What in the World is CPT?

CPT is short for cognitive processing therapy, a form of therapy used specifically for clients with PTSD (post-traumatic stress disorder). CPT is an evidence-based cognitive therapy like ACT and CBT.  It usually lasts about 12 sessions.

In CPT the therapist will first provide information about PTSD. She will then use questioning and dialogue to help you discover and change the dysfunctional thoughts that keep you from working through and completing the normal recovery process. The therapist will ask you to write about the impact of the trauma and may also ask you write an account of the traumatic event.  He will help you process that account. You should eventually learn to identify and change unhelpful thoughts on your own.

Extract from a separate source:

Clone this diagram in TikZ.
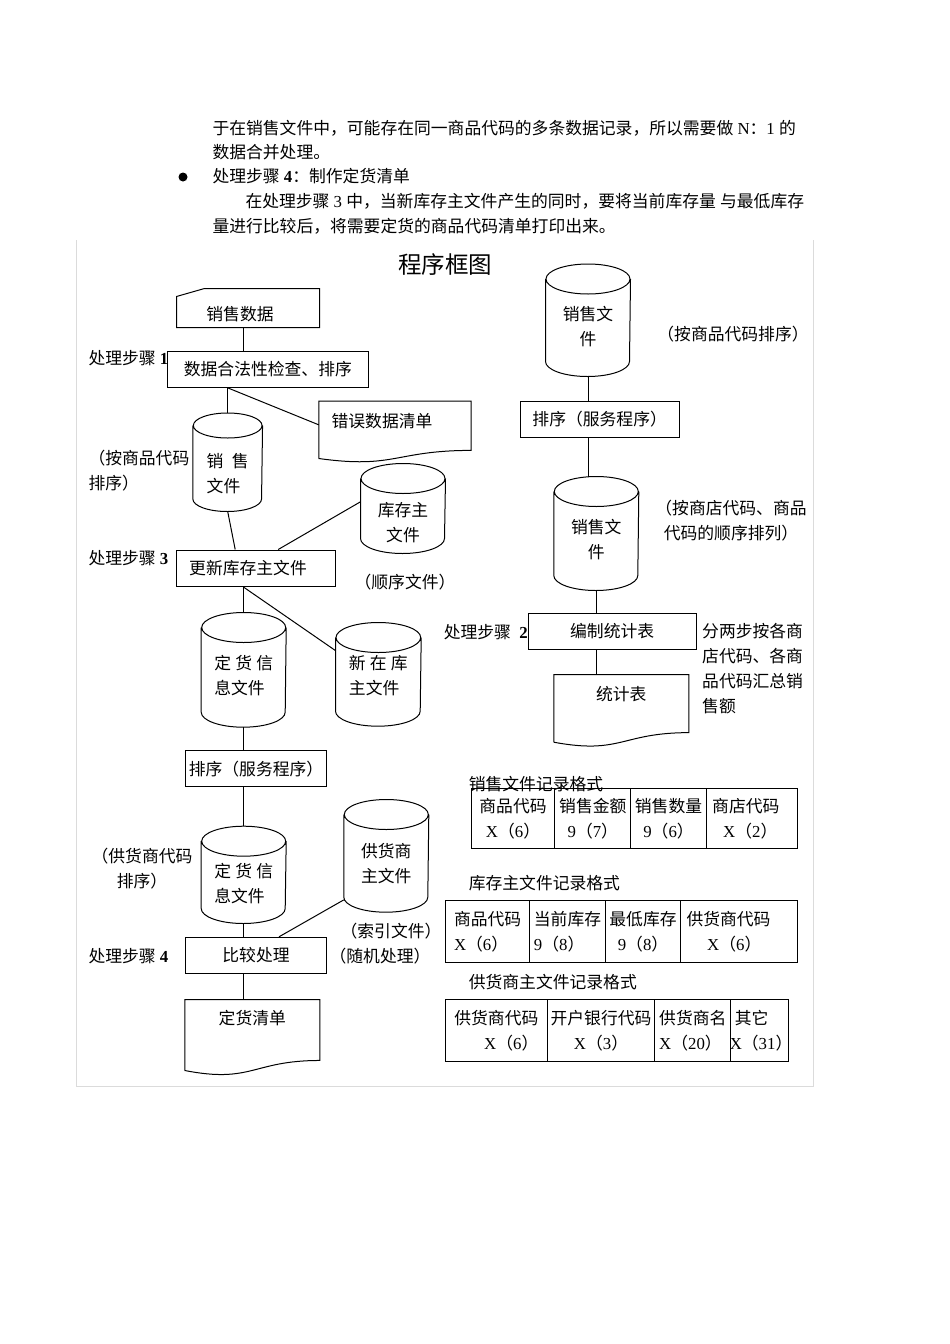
\documentclass[tikz,border=0pt]{standalone}
\usepackage{fontspec}
\setmainfont{Liberation Serif}
\newfontfamily\cjkfont{Noto Sans CJK SC}
% CJK characters switch to the CJK family, everything else stays serif
\XeTeXinterchartokenstate=1
\chardef\cjkclass=8
\newcount\cjkcount
\newcommand\setcjkrange[2]{\cjkcount=#1 \loop\XeTeXcharclass\cjkcount=\cjkclass\ifnum\cjkcount<#2 \advance\cjkcount by 1 \repeat}
\setcjkrange{"3000}{"303F}
\setcjkrange{"4E00}{"9FFF}
\setcjkrange{"FF00}{"FFEF}
\XeTeXinterchartoks 0 \cjkclass={\cjkfont}
\XeTeXinterchartoks 4095 \cjkclass={\cjkfont}
\XeTeXinterchartoks \cjkclass 0={\rmfamily}
\XeTeXinterchartoks \cjkclass 4095={\rmfamily}
\usetikzlibrary{calc}
\begin{document}
\begin{tikzpicture}[x=1pt, y=-1pt, line width=1pt,
  every node/.style={font=\fontsize{16.8}{25}\selectfont},
  box/.style={draw, inner sep=0, minimum height=36pt},
  store/.style={inner sep=0, minimum width=84pt},
  doc/.style={inner sep=0, minimum width=134pt},
  cell/.style={draw, inner sep=0, align=center, anchor=north west},
  note/.style={align=left, inner sep=0, anchor=west},
  frame/.style={draw=black!14, line width=1pt}]
  \useasboundingbox (0,0) rectangle (950,1344);
  \draw[frame] (76,240) -- (76,1086) -- (813,1086) -- (813,240);
  % Text above the chart
  \node[note] (line1) at (212,128) {于在销售文件中，可能存在同一商品代码的多条数据记录，所以需要做 N：1 的};
  \node[note] (line2) at (212,152) {数据合并处理。};
  \node[circle, fill, inner sep=0, minimum size=9pt] (bullet) at (183,177) {};
  \node[note] (line3) at (212,176) {处理步骤 \textbf{4}：制作定货清单};
  \node[note] (line4) at (245,201) {在处理步骤 3 中，当新库存主文件产生的同时，要将当前库存量 与最低库存};
  \node[note] (line5) at (212,226) {量进行比较后，将需要定货的商品代码清单打印出来。};
  \node[font=\fontsize{23.5}{28}\selectfont] (title) at (445,265) {程序框图};
  % Nodes
  \node[inner xsep=29.4pt, inner ysep=0, text width=83.2pt, text height=27pt, text depth=3pt, minimum height=38pt] (salesdata) at (248,308) {销售数据};
  \node[box, minimum width=200.3pt] (check) at (267.85,369.35) {数据合法性检查、排序};
  \node[doc, minimum width=151.4pt, minimum height=56.3pt, label={[anchor=center, xshift=-13pt, yshift=-20pt]90:错误数据清单}] (errlist) at (395,429.85) {};
  \node[store, minimum width=68.7pt, minimum height=97.5pt, label={[align=left, yshift=-11pt]center:销\ \ 售\\文件}] (salesA) at (227.7,462.25) {};
  \node[store, minimum height=89pt, label={[align=center, yshift=-14.4pt]center:库存主\\文件}] (stock) at (403,508.5) {};
  \node[box, inner xsep=12.5pt, text width=134pt, minimum height=36.7pt] (update) at (256.2,568.35) {更新库存主文件};
  \node[store, minimum height=113.7pt, label={[align=left, yshift=-5.8pt]center:定 货 信\\息文件}] (order1) at (243.7,669.85) {};
  \node[store, minimum width=84.7pt, minimum height=102.7pt, label={[align=left, yshift=-1.3pt]center:新 在 库\\主文件}] (newstock) at (378.35,674.35) {};
  \node[box, minimum width=141.4pt] (sort1) at (256,768.7) {排序（服务程序）};
  \node[store, minimum height=96.3pt, label={[align=left, yshift=-8.5pt]center:定 货 信\\息文件}] (order2) at (243.7,874.85) {};
  \node[store, minimum height=111.7pt, label={[align=center, yshift=-7.5pt]center:供货商\\主文件}] (supplier) at (386.3,855.85) {};
  \node[box, minimum width=141.4pt] (compare) at (256,955.3) {比较处理};
  \node[doc, minimum height=70pt, label={[anchor=center, yshift=-18.3pt]90:定货清单}] (orderlist) at (252.3,1035) {};
  \node[store, minimum height=111.5pt, label={[align=center, yshift=-6.7pt]center:销售文\\件}] (salesR1) at (588,320.25) {};
  \node[box, minimum width=159.3pt] (sort2) at (599.65,419.5) {排序（服务程序）};
  \node[store, minimum height=113pt, label={[align=center, yshift=-5.7pt]center:销售文\\件}] (salesR2) at (596.3,533.5) {};
  \node[box, minimum width=167.7pt] (report) at (612.15,631.3) {编制统计表};
  \node[doc, minimum height=66.7pt, label={[anchor=center, yshift=-20pt]90:统计表}] (stats) at (621.3,708.35) {};
  % Shapes
  \draw ($(salesdata.north west)+(0,8)$) -- ($(salesdata.north west)+(28,0)$) -- (salesdata.north east) -- (salesdata.south east) -- (salesdata.south west) -- cycle;
  \foreach \n/\r/\e in {salesA/34.35/12.5, stock/42/15, order1/42/15, newstock/42.35/15, order2/42/15, supplier/42/15, salesR1/42/15, salesR2/42/15}
    \draw ([yshift=-\e pt]\n.north) ellipse [x radius=\r pt, y radius=\e pt]
      ([yshift=-\e pt]\n.north west) -- ([yshift=\e pt]\n.south west)
      arc [start angle=180, end angle=360, x radius=\r pt, y radius=\e pt]
      -- ([yshift=-\e pt]\n.north east);
  \foreach \n in {errlist, stats, orderlist}
    \draw (\n.south west) -- (\n.north west) -- (\n.north east) -- ($(\n.north east)!0.8587!(\n.south east)$)
      .. controls ($(\n.north)!0.8587!(\n.south)$) and ($(\n.north)!1.185!(\n.south)$) .. (\n.south west);
  % Labels
  \node[note] (step1) at (88,358) {处理步骤 \textbf{1}};
  \node[note] (step3) at (88,558) {处理步骤 \textbf{3}};
  \node[note] (step4) at (88,956) {处理步骤 \textbf{4}};
  \node[note] (step2) at (443.3,631.7) {处理步骤\ \ \textbf{2}};
  \node[note] (noteA) at (88,470.3) {（按商品代码\\排序）};
  \node[note, anchor=center] (noteStock) at (405,581.7) {（顺序文件）};
  \node[note, anchor=center] (noteR1) at (733,334) {（按商品代码排序）};
  \node[note, anchor=center, align=center] (noteR2) at (731,520.8) {（按商店代码、商品\\代码的顺序排列）};
  \node[note] (noteReport) at (701.7,669) {分两步按各商\\店代码、各商\\品代码汇总销\\售额};
  \node[note, anchor=center, align=center] (noteB) at (142,868.3) {（供货商代码\\排序）};
  \node[note, anchor=center] (noteIdx) at (391,930.7) {（索引文件）};
  \node[note, anchor=center] (noteRand) at (380,956) {（随机处理）};
  % Connection
  \draw ($(salesdata.south)+(-5,0)$) -- ($(salesdata.south |- check.north)+(-5,0)$);
  \draw (salesA.north |- check.south) -- (salesA.north);
  \draw (salesA.north |- check.south) -- ($(errlist.west)+(0,-5)$);
  \draw (salesA.south) -- ($(update.north)+(-21,0)$);
  \draw (stock.171) -- ($(update.north)+(22,0)$);
  \draw (order1.north |- update.south) -- (order1.north);
  \draw (order1.north |- update.south) -- (newstock.151);
  \draw (order1.south) -- (order1.south |- sort1.north);
  \draw (order2.north |- sort1.south) -- (order2.north);
  \draw (order2.south) -- (order2.south |- compare.north);
  \draw (supplier.226) -- ($(compare.north)+(23,0)$);
  \draw (order2.south |- compare.south) -- (order2.south |- orderlist.north);
  \draw (salesR1.south) -- (salesR1.south |- sort2.north);
  \draw (salesR1.south |- sort2.south) -- (salesR1.south |- salesR2.north);
  \draw (salesR2.south) -- (salesR2.south |- report.north);
  \draw (salesR2.south |- report.south) -- (salesR2.south |- stats.north);
  % Record formats
  \node[note] (fmt1) at (468.3,784) {销售文件记录格式};
  \node[cell, minimum width=83.6pt, minimum height=60pt] (t1a) at (470.7,788.3) {商品代码\\X（6）};
  \node[cell, minimum width=76pt, minimum height=60pt] (t1b) at (554.3,788.3) {销售金额\\9（7）};
  \node[cell, minimum width=75.4pt, minimum height=60pt] (t1c) at (630.3,788.3) {销售数量\\9（6）};
  \node[cell, align=left, text width=79pt, minimum width=91pt, minimum height=60pt] (t1d) at (705.7,788.3) {商店代码\\\hspace*{11pt}X（2）};
  \node[note] (fmt2) at (468.3,882.7) {库存主文件记录格式};
  \node[cell, align=left, minimum width=84.3pt, minimum height=61.7pt] (t2a) at (445,900) {商品代码\\X（6）};
  \node[cell, align=left, minimum width=75.4pt, minimum height=61.7pt] (t2b) at (529.3,900) {当前库存\\9（8）};
  \node[cell, minimum width=75.6pt, minimum height=61.7pt] (t2c) at (604.7,900) {最低库存\\9（8）};
  \node[cell, align=left, text width=105pt, minimum width=116.4pt, minimum height=61.7pt] (t2d) at (680.3,900) {供货商代码\\\hspace*{20.7pt}X（6）};
  \node[note] (fmt3) at (468.3,981.7) {供货商主文件记录格式};
  \node[cell, align=right, minimum width=101.7pt, minimum height=61.7pt] (t3a) at (445,999.3) {供货商代码\\X（6）};
  \node[cell, minimum width=107.6pt, minimum height=61.7pt] (t3b) at (546.7,999.3) {开户银行代码\\X（3）};
  \node[cell, align=left, minimum width=76pt, minimum height=61.7pt] (t3c) at (654.3,999.3) {供货商名\\X（20）};
  \node[cell, align=left, text width=49.4pt, minimum width=57.4pt, minimum height=61.7pt] (t3d) at (730.3,999.3) {其它\\\hspace*{-5pt}X（31）};
\end{tikzpicture}
\end{document}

If you want to learn more about trauma and PTSD, check out The Body Keeps the Score by Bessel van der Kolk, M.D. A website with tons of information is https://www.ptsd.va.gov/understand_tx/cognitive_processing.asp.

References:

Resick, Patricia; Manson, Candice and Chard, Kathleen. (2016). Cognitive Processing  Therapy for PTSD: A Comprehensive Manual. New York: The Guilford Press.

Tull, Matthew; Gratz, Kim and Chapman, Alexander. (2017). Cognitive Behavioral Coping Skills Workbook for PTSD. Oakland, California: New Harbinger Publications.

Van der Kolk, Bessel. (2015). The Body Keeps the Score. Los Angeles: Penguin Publishing.

Williams, Mary Beth and Poijula, Soili. (2016). The PTSD Workbook: Simple, Effective Techniques for Overcoming Traumatic Stress Symptoms. Oakland, California: New Harbinger Publications.